> [Excerpted data]:
start

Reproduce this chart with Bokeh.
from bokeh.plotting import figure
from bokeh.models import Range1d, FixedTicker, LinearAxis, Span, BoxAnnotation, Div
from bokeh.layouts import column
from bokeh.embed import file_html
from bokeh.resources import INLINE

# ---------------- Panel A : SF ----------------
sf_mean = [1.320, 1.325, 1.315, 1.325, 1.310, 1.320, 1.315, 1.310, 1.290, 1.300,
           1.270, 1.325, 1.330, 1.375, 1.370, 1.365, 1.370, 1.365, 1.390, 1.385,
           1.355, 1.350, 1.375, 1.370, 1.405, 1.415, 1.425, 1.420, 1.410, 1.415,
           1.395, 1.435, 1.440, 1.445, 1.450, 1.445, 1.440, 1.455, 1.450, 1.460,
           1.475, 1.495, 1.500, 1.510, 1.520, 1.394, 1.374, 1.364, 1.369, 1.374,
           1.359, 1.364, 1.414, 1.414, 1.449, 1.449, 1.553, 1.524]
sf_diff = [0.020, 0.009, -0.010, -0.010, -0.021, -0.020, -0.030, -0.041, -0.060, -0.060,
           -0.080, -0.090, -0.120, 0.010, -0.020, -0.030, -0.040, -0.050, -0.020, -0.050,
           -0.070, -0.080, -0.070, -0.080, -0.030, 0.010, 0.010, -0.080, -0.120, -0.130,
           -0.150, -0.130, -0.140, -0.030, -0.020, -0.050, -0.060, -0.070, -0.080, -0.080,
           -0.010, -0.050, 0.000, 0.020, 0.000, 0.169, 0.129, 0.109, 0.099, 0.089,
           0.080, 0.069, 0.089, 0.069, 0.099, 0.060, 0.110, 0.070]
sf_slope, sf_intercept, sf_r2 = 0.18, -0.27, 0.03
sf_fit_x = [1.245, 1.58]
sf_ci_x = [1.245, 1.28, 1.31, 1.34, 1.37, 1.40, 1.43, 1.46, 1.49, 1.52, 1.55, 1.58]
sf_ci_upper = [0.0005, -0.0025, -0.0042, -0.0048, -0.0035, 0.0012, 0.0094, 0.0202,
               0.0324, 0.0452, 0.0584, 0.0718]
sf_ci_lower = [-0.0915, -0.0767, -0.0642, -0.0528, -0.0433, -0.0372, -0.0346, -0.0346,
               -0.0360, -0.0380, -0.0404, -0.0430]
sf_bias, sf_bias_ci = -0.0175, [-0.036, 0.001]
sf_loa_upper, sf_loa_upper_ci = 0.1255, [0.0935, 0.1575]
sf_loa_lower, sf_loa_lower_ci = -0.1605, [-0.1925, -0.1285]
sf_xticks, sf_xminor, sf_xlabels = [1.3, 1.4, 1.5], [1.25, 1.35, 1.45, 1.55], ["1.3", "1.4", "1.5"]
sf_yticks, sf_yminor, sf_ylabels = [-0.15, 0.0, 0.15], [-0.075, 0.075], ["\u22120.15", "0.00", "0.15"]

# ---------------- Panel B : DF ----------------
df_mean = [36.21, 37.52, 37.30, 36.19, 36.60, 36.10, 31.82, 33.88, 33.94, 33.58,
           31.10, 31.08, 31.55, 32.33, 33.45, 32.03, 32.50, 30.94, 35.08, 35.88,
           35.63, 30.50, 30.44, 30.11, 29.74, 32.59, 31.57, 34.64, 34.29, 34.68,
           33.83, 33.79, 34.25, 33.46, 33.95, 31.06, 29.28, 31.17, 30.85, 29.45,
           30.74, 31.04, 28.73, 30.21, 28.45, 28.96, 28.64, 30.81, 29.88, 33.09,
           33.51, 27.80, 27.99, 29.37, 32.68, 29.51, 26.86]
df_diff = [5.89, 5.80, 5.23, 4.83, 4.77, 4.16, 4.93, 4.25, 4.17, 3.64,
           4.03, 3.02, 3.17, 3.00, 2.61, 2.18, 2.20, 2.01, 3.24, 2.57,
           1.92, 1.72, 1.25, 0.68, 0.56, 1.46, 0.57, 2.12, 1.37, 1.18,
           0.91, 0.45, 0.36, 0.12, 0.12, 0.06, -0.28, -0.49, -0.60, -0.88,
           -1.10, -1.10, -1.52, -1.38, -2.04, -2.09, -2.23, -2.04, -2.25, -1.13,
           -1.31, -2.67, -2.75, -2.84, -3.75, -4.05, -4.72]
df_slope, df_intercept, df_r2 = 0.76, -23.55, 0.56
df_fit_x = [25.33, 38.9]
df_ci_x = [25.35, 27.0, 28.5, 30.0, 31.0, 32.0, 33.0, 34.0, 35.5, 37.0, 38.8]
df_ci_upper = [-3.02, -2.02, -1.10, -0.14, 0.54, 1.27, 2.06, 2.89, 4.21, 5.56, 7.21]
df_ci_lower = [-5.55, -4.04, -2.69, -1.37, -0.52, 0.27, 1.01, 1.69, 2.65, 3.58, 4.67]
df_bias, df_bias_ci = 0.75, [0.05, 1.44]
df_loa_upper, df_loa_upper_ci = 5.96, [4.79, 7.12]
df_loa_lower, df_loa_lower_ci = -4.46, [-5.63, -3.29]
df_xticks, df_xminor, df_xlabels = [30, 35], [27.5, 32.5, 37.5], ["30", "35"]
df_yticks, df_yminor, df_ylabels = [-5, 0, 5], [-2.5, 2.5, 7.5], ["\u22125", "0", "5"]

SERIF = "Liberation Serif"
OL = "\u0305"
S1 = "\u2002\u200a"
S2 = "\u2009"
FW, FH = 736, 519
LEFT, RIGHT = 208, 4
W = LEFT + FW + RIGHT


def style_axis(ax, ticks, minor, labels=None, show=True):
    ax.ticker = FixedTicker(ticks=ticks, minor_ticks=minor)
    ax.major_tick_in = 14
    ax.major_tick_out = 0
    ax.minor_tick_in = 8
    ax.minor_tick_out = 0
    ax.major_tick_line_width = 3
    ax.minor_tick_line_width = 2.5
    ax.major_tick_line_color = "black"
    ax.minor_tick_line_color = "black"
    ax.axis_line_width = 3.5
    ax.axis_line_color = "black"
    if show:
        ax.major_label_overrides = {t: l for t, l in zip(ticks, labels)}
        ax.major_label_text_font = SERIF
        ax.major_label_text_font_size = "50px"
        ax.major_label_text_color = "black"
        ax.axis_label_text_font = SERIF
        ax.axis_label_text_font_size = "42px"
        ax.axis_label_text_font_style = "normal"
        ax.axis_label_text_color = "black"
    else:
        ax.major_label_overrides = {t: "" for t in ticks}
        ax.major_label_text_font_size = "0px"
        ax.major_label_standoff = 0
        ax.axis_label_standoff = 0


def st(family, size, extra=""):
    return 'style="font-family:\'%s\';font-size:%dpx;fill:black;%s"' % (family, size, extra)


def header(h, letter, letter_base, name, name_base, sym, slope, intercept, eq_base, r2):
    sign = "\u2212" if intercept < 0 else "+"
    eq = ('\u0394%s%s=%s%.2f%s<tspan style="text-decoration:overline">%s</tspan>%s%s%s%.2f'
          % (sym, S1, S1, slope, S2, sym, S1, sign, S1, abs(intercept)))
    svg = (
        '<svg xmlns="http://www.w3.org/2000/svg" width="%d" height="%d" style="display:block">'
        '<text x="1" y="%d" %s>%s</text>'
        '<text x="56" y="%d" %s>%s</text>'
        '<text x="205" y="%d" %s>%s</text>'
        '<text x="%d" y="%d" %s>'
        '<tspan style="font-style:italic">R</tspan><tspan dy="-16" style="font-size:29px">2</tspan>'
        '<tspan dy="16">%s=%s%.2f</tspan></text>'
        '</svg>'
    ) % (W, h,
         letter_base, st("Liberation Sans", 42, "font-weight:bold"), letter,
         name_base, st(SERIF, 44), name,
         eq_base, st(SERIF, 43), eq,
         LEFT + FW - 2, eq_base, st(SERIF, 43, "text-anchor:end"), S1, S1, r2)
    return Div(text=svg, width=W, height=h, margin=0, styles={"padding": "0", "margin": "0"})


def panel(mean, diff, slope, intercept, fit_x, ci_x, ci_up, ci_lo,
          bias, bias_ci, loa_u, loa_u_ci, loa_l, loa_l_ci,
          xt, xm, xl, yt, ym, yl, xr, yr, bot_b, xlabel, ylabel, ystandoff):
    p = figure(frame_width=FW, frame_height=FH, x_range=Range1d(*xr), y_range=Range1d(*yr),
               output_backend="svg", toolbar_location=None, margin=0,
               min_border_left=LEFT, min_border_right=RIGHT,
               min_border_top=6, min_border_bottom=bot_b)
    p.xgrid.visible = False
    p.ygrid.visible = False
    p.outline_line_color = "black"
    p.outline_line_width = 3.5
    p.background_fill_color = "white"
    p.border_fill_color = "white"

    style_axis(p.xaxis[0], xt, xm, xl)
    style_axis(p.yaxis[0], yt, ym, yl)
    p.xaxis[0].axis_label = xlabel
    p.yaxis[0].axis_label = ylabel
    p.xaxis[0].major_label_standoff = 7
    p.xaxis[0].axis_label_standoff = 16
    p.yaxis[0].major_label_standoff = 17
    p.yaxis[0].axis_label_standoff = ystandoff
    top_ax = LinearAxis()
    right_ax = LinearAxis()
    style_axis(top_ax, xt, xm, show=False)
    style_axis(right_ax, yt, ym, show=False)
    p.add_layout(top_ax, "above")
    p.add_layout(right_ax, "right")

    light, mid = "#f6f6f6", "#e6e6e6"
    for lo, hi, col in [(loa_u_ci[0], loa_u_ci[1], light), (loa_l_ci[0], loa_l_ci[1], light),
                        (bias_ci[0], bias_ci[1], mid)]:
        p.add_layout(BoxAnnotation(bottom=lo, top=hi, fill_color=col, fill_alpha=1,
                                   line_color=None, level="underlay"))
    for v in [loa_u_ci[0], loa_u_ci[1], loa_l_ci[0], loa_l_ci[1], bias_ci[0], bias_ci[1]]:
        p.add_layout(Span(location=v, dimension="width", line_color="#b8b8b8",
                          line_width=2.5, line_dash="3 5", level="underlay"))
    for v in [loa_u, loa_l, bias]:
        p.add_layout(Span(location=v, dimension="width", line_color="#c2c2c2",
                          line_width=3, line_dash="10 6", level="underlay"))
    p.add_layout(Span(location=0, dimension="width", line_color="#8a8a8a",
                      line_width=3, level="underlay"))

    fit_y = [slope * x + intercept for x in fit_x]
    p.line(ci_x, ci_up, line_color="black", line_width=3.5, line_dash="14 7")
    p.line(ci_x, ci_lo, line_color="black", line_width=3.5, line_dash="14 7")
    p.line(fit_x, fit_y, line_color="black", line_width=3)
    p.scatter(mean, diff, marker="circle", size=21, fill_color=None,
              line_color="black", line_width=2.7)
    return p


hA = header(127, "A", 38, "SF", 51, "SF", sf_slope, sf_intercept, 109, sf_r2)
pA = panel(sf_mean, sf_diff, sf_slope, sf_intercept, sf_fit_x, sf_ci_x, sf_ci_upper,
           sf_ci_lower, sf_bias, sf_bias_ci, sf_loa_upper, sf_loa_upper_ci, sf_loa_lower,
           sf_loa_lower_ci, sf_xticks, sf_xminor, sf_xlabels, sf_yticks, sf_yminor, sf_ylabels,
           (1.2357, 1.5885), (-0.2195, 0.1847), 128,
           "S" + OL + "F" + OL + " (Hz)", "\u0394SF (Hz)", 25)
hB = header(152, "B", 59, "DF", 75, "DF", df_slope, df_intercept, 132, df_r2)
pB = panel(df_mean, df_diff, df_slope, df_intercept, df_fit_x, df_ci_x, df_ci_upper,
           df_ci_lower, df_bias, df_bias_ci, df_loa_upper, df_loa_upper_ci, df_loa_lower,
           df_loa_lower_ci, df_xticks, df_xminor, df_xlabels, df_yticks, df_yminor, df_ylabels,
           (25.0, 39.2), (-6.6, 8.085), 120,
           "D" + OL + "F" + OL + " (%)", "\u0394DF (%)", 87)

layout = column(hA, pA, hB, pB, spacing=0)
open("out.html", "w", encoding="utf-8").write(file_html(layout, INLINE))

end
start

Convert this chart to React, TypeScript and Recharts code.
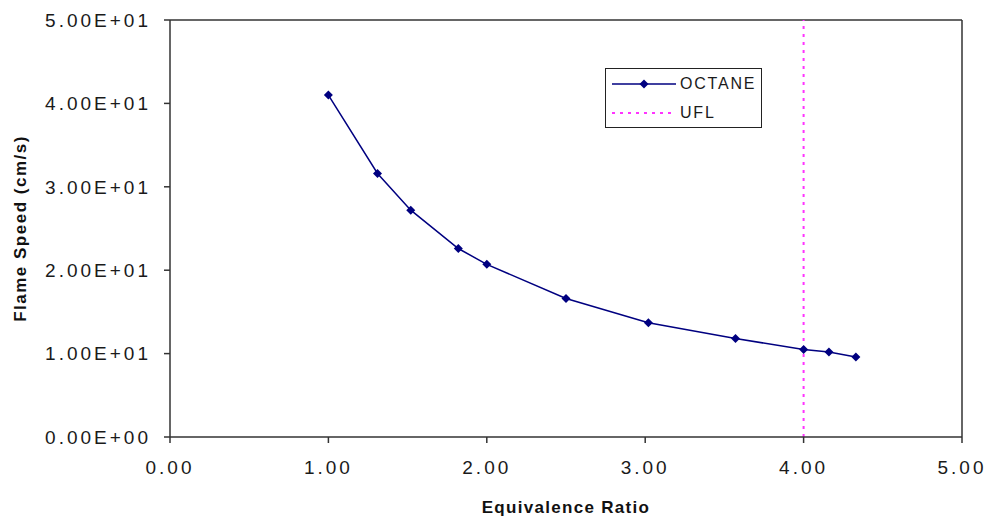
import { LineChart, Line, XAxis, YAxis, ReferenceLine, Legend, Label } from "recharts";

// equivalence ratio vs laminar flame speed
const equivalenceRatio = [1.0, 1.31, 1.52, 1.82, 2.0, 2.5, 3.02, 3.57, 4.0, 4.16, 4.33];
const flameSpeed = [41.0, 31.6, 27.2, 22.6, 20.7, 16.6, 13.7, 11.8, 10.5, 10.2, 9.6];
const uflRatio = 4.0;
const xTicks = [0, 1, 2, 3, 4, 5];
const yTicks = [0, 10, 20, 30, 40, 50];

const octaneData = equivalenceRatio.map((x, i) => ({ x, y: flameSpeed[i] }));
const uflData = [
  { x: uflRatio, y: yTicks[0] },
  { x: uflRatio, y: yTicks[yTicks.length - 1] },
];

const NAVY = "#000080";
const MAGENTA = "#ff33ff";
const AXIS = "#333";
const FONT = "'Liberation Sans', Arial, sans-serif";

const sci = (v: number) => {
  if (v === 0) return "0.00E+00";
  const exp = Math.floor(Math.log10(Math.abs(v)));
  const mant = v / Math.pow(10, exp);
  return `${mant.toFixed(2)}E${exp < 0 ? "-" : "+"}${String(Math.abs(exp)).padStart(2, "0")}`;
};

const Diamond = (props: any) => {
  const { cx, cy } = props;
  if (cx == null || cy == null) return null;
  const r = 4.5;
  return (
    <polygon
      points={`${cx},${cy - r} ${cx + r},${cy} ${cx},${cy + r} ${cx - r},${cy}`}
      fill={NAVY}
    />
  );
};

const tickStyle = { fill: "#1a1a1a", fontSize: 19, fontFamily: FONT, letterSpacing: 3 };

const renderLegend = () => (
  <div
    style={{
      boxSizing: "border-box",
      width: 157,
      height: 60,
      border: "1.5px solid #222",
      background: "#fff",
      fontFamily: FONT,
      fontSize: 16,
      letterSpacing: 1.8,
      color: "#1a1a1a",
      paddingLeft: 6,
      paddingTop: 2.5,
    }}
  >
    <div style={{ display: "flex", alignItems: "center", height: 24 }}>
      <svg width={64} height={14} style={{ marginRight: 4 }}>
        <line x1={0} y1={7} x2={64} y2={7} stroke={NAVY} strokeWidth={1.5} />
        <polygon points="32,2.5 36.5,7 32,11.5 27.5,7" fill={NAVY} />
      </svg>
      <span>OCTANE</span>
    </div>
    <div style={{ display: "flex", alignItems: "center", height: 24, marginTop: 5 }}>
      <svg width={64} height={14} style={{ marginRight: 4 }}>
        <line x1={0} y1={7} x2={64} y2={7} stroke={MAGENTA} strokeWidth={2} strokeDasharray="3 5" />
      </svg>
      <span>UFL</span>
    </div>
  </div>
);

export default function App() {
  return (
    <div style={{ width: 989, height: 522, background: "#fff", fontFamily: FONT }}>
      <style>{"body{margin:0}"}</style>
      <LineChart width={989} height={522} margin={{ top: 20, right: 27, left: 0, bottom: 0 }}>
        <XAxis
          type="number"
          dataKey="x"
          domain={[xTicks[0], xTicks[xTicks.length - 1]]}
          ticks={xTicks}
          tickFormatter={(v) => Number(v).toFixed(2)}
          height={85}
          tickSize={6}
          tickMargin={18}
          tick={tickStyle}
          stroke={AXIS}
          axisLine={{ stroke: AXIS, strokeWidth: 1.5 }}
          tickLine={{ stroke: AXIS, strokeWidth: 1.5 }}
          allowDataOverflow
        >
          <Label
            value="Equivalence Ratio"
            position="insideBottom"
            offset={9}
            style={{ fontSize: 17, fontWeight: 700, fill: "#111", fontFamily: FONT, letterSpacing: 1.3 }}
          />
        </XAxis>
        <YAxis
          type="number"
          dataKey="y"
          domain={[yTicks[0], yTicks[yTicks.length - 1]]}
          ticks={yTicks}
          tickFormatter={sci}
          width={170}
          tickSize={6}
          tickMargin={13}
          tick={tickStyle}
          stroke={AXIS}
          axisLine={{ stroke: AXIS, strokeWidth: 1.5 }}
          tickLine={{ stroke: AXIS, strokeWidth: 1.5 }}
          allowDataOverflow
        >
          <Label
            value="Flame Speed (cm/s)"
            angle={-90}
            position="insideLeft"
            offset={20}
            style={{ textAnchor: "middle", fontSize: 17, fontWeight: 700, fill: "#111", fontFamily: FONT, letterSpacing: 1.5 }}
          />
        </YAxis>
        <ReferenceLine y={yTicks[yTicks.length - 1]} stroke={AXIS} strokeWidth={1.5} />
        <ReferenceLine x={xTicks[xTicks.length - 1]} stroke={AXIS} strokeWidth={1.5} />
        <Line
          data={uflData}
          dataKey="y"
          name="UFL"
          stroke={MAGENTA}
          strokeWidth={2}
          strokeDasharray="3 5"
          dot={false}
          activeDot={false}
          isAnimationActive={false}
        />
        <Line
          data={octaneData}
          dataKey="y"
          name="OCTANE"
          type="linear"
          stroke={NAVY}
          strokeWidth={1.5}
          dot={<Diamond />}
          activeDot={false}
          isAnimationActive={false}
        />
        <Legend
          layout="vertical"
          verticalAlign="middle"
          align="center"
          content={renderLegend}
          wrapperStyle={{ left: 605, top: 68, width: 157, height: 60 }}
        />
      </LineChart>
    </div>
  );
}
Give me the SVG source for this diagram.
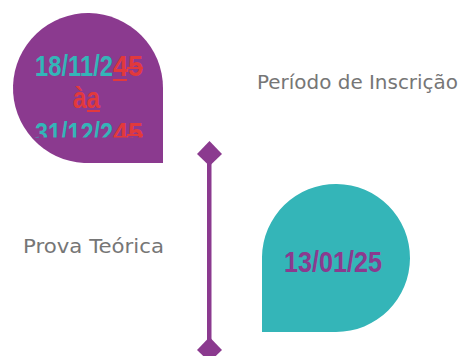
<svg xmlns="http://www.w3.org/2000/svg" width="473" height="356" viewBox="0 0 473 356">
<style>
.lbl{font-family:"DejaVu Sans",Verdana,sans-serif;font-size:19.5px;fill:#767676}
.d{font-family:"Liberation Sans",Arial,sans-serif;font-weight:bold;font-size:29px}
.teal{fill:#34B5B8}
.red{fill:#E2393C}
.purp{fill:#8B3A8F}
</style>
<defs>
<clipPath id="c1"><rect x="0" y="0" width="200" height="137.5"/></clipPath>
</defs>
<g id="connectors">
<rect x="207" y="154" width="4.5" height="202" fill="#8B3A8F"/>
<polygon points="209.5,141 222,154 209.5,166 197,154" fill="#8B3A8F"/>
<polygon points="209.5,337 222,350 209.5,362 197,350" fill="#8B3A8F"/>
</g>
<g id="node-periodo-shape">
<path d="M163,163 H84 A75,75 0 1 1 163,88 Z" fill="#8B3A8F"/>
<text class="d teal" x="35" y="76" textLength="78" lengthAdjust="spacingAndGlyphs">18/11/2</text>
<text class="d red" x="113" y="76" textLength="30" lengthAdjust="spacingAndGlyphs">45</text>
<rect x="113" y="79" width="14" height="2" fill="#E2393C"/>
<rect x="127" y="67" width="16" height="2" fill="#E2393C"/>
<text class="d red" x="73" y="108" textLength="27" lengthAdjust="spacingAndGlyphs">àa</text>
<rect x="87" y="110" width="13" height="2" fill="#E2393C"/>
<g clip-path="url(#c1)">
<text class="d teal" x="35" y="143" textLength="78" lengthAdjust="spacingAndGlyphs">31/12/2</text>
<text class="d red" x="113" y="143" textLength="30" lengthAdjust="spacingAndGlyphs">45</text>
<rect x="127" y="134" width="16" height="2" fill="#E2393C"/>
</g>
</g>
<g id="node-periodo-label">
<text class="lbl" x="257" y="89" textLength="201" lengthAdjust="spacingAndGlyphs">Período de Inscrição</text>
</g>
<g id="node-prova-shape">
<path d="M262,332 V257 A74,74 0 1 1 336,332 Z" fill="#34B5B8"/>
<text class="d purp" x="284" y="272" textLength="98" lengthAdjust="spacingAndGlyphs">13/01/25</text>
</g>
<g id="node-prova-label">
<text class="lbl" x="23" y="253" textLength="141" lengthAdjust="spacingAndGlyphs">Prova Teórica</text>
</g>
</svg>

end
start

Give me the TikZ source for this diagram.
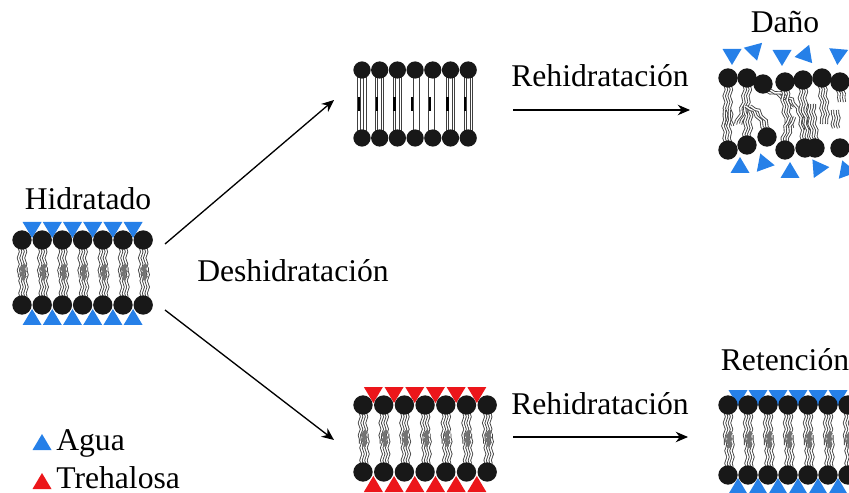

end

> [What is asked]: Your task is to repeat the lines from the one containing "Reproduce this chart with Bokeh." to the one containing "from bokeh.resources import INLINE", both lines included. Leave out every other line.

> [The result]:
Reproduce this chart with Bokeh.
from bokeh.plotting import figure
from bokeh.models import Range1d, FixedTicker, LinearAxis, Span, BoxAnnotation, Div
from bokeh.layouts import column
from bokeh.embed import file_html
from bokeh.resources import INLINE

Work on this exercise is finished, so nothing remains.